7. Method according to one of the preceding claims, wherein the first circuit part is an amplifier part (6) and / or a signal generator which feeds a data signal, in particular a digital data signal, into the interferer line (8).
8. Method according to any one of the preceding claims, wherein the first electronic component is a receiver (10) and / or wherein the second electronic component is an antenna (16), in particular an inductive antenna and especially an NFMI antenna.
9. A method according to any one of the preceding claims, wherein the capacitance of the at least one capacitor (22) is adjustable, the capacitance preferably being adjustable in steps of 0.5fF to 1 fF.
10. Method according to the preceding claim, wherein an adjustment process for adjusting the capacitance of the at least one capacitor (22) is provided and the circuit (4) has for this purpose an adjustment part (26) which is designed to detect at least an effect of the parasitic interference signal and to adjust the at least one capacitor (22).
11. A method according to the preceding claim, wherein noise on the receiver line (14) is measured and the at least one capacitor (22) is varied such that a reduction of the noise occurs.
12. Method according to one of the two preceding claims, in which a defined test signal is fed into only one of the line wires of the interferer line (8), with a test signal preferably being transmitted alternately on the two line wires.
13. Method according to one of claims 10 to 12, wherein the electronic circuit (4) is designed to automatically carry out the adjustment process, the adjustment process being activated repeatedly, for example when the hearing aid (2) is switched on or after defined time intervals or operating times of the hearing aid (2).

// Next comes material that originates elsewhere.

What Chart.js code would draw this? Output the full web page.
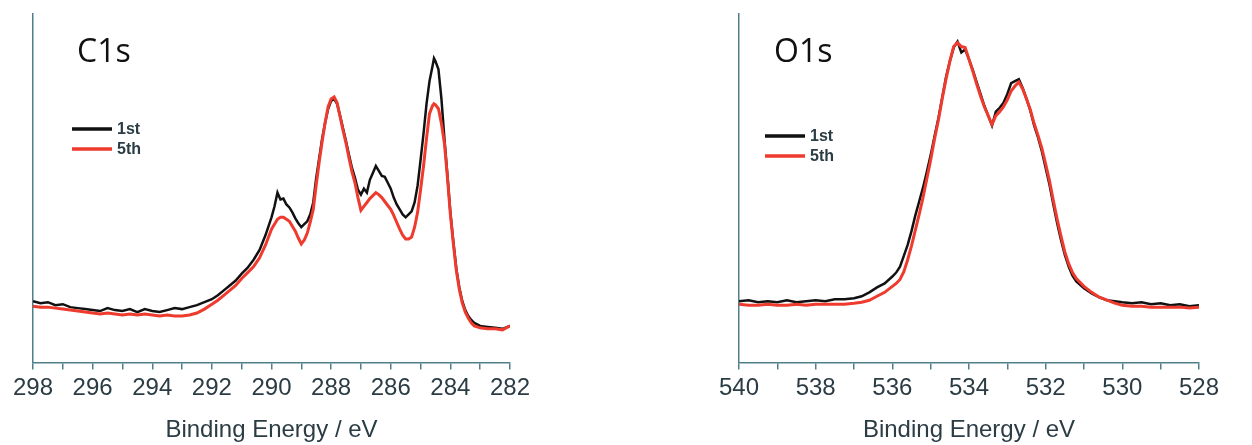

14. Hearing aid (2) with- an electronic circuit (4) comprising several circuit parts (6, 12),- a first electronic component (10) which is connected to a first circuit part (6) of the electronic circuit (4) via a first connection line designated as an interferer line (8),- a second electronic component (16) which is connected to a second circuit part (12) of the electronic circuit (4) via a second connection line designated as a receiver line (14), wherein- parasitic capacitances exist between the two connection lines which, in operation, lead to a parasitic interference signal being coupled into the receiver line (14), characterized in that- for compensation of the parasitic interference signal, the electronic circuit (4) has a compensation part (18) which is designed to generate and couple a compensation interference signal into the receiver line (14),- the compensation part (18) having for this purpose at least one coupling line (20) connecting the two connection lines and a capacitor (22) arranged in the coupling line (20).
15. Hearing aid (2) according to the preceding claim, in which the receiver line (14) is a two-wire receiver line (14) and the compensation part (18) is designed in such a way that, in operation, when a resultant parasitic interference signal is present on one line wire of the receiver line, a compensation interference signal in phase with the resultant parasitic interference signal is coupled into the other line wire.